- [REQUIREMENT]: Begin at the first line of the data and copy each line through the one containing "YAxis, ReferenceArea, ReferenceDot", that line included, with no pictures.
+ + + +
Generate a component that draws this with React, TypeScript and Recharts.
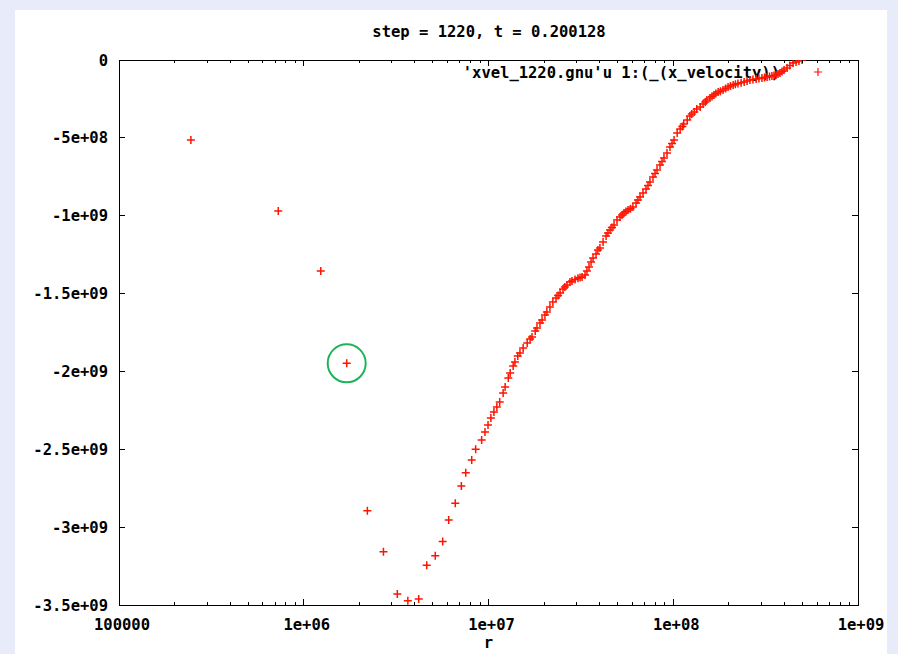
import React from 'react';
import { ScatterChart, Scatter, XAxis, YAxis, ReferenceArea, ReferenceDot } from 'recharts';

// r (x axis, log) and x_velocity values
const RADIUS = [
  2.45e5, 7.28e5, 1.236e6, 1.708e6, 2.21e6, 2.70e6, 3.21e6, 3.66e6, 4.19e6, 4.63e6,
  5.15e6, 5.65e6, 6.09e6, 6.61e6, 7.13e6, 7.53e6, 8.11e6, 8.52e6, 9.18e6,
  9.57e6, 9.94e6, 1.03e7, 1.07e7, 1.11e7, 1.15e7, 1.20e7, 1.23e7, 1.28e7, 1.31e7,
  1.36e7, 1.39e7, 1.44e7, 1.48e7, 1.54e7, 1.62e7, 1.68e7, 1.72e7, 1.79e7, 1.83e7,
  1.90e7, 1.95e7, 2.02e7, 2.07e7, 2.15e7, 2.23e7, 2.32e7, 2.38e7, 2.44e7, 2.53e7,
  2.59e7, 2.66e7, 2.76e7, 2.83e7, 2.94e7, 3.05e7, 3.13e7, 3.21e7, 3.33e7, 3.41e7,
  3.50e7, 3.59e7, 3.68e7, 3.82e7, 3.91e7, 4.01e7, 4.17e7, 4.33e7, 4.43e7, 4.55e7,
  4.66e7, 4.78e7, 4.96e7, 5.15e7, 5.28e7, 5.41e7, 5.55e7, 5.69e7, 5.87e7, 6.05e7,
  6.29e7, 6.44e7, 6.61e7, 6.86e7, 7.12e7, 7.30e7, 7.48e7, 7.77e7, 7.97e7, 8.17e7,
  8.48e7, 8.69e7, 8.91e7, 9.25e7, 9.60e7, 9.85e7, 1.01e8, 1.05e8, 1.09e8, 1.12e8,
  1.14e8, 1.19e8, 1.23e8, 1.26e8, 1.30e8, 1.34e8, 1.40e8, 1.45e8, 1.49e8, 1.52e8,
  1.58e8, 1.62e8, 1.66e8, 1.70e8, 1.75e8, 1.80e8, 1.86e8, 1.92e8, 1.98e8, 2.04e8,
  2.11e8, 2.17e8, 2.24e8, 2.33e8, 2.42e8, 2.51e8, 2.60e8, 2.70e8, 2.81e8, 2.91e8,
  3.02e8, 3.12e8, 3.22e8, 3.32e8, 3.42e8, 3.51e8, 3.60e8, 3.69e8, 3.78e8, 3.88e8,
  3.98e8, 4.13e8, 4.28e8, 4.45e8, 4.62e8, 4.79e8, 4.98e8,
];

const XVEL = [
  -5.14e8, -9.70e8, -1.355e9, -1.948e9, -2.894e9, -3.158e9, -3.429e9, -3.472e9, -3.461e9, -3.245e9,
  -3.183e9, -3.093e9, -2.954e9, -2.847e9, -2.736e9, -2.650e9, -2.569e9, -2.500e9, -2.440e9,
  -2.389e9, -2.344e9, -2.299e9, -2.261e9, -2.228e9, -2.196e9, -2.139e9, -2.100e9, -2.042e9, -2.010e9,
  -1.965e9, -1.939e9, -1.901e9, -1.882e9, -1.850e9, -1.817e9, -1.792e9, -1.779e9, -1.740e9, -1.721e9,
  -1.689e9, -1.670e9, -1.638e9, -1.618e9, -1.586e9, -1.554e9, -1.528e9, -1.512e9, -1.496e9, -1.471e9,
  -1.458e9, -1.445e9, -1.426e9, -1.419e9, -1.410e9, -1.402e9, -1.397e9, -1.394e9, -1.381e9, -1.355e9,
  -1.329e9, -1.297e9, -1.272e9, -1.246e9, -1.220e9, -1.207e9, -1.169e9, -1.130e9, -1.111e9, -1.092e9,
  -1.076e9, -1.060e9, -1.028e9, -1.008e9, -9.95e8, -9.83e8, -9.73e8, -9.63e8, -9.55e8, -9.44e8,
  -9.18e8, -8.99e8, -8.80e8, -8.54e8, -8.28e8, -8.06e8, -7.83e8, -7.51e8, -7.29e8, -7.06e8,
  -6.74e8, -6.52e8, -6.29e8, -5.97e8, -5.59e8, -5.36e8, -5.14e8, -4.69e8, -4.43e8, -4.27e8,
  -4.11e8, -3.85e8, -3.60e8, -3.47e8, -3.34e8, -3.15e8, -3.02e8, -2.83e8, -2.70e8, -2.57e8,
  -2.44e8, -2.34e8, -2.25e8, -2.15e8, -2.06e8, -2.00e8, -1.93e8, -1.83e8, -1.73e8, -1.67e8,
  -1.61e8, -1.55e8, -1.51e8, -1.46e8, -1.41e8, -1.35e8, -1.28e8, -1.25e8, -1.22e8, -1.19e8,
  -1.16e8, -1.12e8, -1.09e8, -1.06e8, -1.03e8, -1.00e8, -9.6e7, -9.0e7, -8.3e7, -7.4e7,
  -6.4e7, -5.1e7, -3.5e7, -1.9e7, -1.3e7, -6e6, 0,
];

const X_MAJOR = [1e5, 1e6, 1e7, 1e8, 1e9];
const X_LABELS = ['100000', '1e+06', '1e+07', '1e+08', '1e+09'];
const MINOR_MULTS = [2, 3, 4, 5, 6, 7, 8, 9];
const Y_TICKS = [0, -5e8, -1e9, -1.5e9, -2e9, -2.5e9, -3e9, -3.5e9];
const Y_LABELS = ['0', '-5e+08', '-1e+09', '-1.5e+09', '-2e+09', '-2.5e+09', '-3e+09', '-3.5e+09'];
const CIRCLED = { r: 1.708e6, v: -1.948e9 };

const TITLE = 'step = 1220, t = 0.200128';
const KEY_TEXT = "'xvel_1220.gnu'u 1:(_(x_velocity))";

const W = 898;
const H = 654;
const MARGIN = { top: 60, right: 40, bottom: 19, left: 59 };
const PLOT_TOP = MARGIN.top;
const PLOT_RIGHT = W - MARGIN.right;
const FONT = "'DejaVu Sans Mono', 'Liberation Mono', monospace";
const RED = '#ff1400';

const data = RADIUS.map((r, i) => ({ r, v: XVEL[i] }));
const xTicks = X_MAJOR.slice(0, -1)
  .flatMap((d) => [d, ...MINOR_MULTS.map((m) => m * d)])
  .concat(X_MAJOR[X_MAJOR.length - 1]);

const textStyle = { fontFamily: FONT, fontWeight: 700, fontSize: 15.5, fill: '#000' };

const XTick = (props: any) => {
  const { x, y, payload } = props;
  const idx = X_MAJOR.indexOf(payload.value);
  const len = idx >= 0 ? 6 : 3;
  return (
    <g>
      <line x1={x} x2={x} y1={y} y2={y - len} stroke="#000" shapeRendering="crispEdges" />
      <line x1={x} x2={x} y1={PLOT_TOP} y2={PLOT_TOP + len} stroke="#000" shapeRendering="crispEdges" />
      {idx >= 0 && (
        <text x={x + 3} y={y + 25} textAnchor="middle" style={textStyle}>
          {X_LABELS[idx]}
        </text>
      )}
    </g>
  );
};

const YTick = (props: any) => {
  const { x, y, payload } = props;
  const idx = Y_TICKS.indexOf(payload.value);
  return (
    <g>
      <line x1={x} x2={x + 6} y1={y} y2={y} stroke="#000" shapeRendering="crispEdges" />
      <line x1={PLOT_RIGHT - 6} x2={PLOT_RIGHT} y1={y} y2={y} stroke="#000" shapeRendering="crispEdges" />
      <text x={x - 11} y={y + 5.5} textAnchor="end" style={textStyle}>
        {Y_LABELS[idx]}
      </text>
    </g>
  );
};

const Plus = (props: any) => {
  const { cx, cy } = props;
  if (cx == null || cy == null) return null;
  return (
    <path
      d={`M${cx - 4},${cy}H${cx + 4}M${cx},${cy - 4}V${cy + 4}`}
      stroke={RED}
      strokeWidth={1.5}
      fill="none"
    />
  );
};

export default function App() {
  return (
    <div
      style={{
        position: 'absolute',
        left: 0,
        top: 0,
        width: W,
        height: H,
        background: '#e8ecfa',
        overflow: 'hidden',
      }}
    >
      <div style={{ position: 'absolute', left: 15, top: 10, width: 872, height: H - 10, background: '#fff' }} />
      {/* title and key sit under the data, as gnuplot draws them */}
      <svg width={W} height={H} style={{ position: 'absolute', left: 0, top: 0 }}>
        <text x={489} y={37} textAnchor="middle" style={textStyle}>
          {TITLE}
        </text>
        <text x={780} y={77.5} textAnchor="end" style={textStyle}>
          {KEY_TEXT}
        </text>
        <path d="M814,72H822M818,68V76" stroke={RED} strokeWidth={1.2} fill="none" />
      </svg>
      <div style={{ position: 'absolute', left: 0, top: 0 }}>
        <ScatterChart width={W} height={H} margin={MARGIN}>
          <XAxis
            dataKey="r"
            type="number"
            scale="log"
            domain={[1e5, 1e9]}
            ticks={xTicks}
            interval={0}
            allowDataOverflow
            height={30}
            axisLine={false}
            tickLine={false}
            tickSize={0}
            tickMargin={0}
            tick={<XTick />}
            label={{ value: 'r', position: 'bottom', offset: 2, style: textStyle }}
          />
          <YAxis
            dataKey="v"
            type="number"
            domain={[-3.5e9, 0]}
            ticks={Y_TICKS}
            interval={0}
            allowDataOverflow
            width={60}
            axisLine={false}
            tickLine={false}
            tickSize={0}
            tickMargin={0}
            tick={<YTick />}
          />
          <ReferenceArea
            x1={1e5}
            x2={1e9}
            y1={-3.5e9}
            y2={0}
            fill="none"
            fillOpacity={0}
            stroke="#000"
            strokeWidth={1}
            shapeRendering="crispEdges"
          />
          <Scatter data={data} dataKey="v" shape={<Plus />} isAnimationActive={false} />
          <ReferenceDot x={CIRCLED.r} y={CIRCLED.v} r={19} fill="none" stroke="#1db35a" strokeWidth={2} />
        </ScatterChart>
      </div>
    </div>
  );
}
+ + + +
- [OUTPUT OF THE EXERCISE]:
Generate a component that draws this with React, TypeScript and Recharts.
import React from 'react';
import { ScatterChart, Scatter, XAxis, YAxis, ReferenceArea, ReferenceDot } from 'recharts';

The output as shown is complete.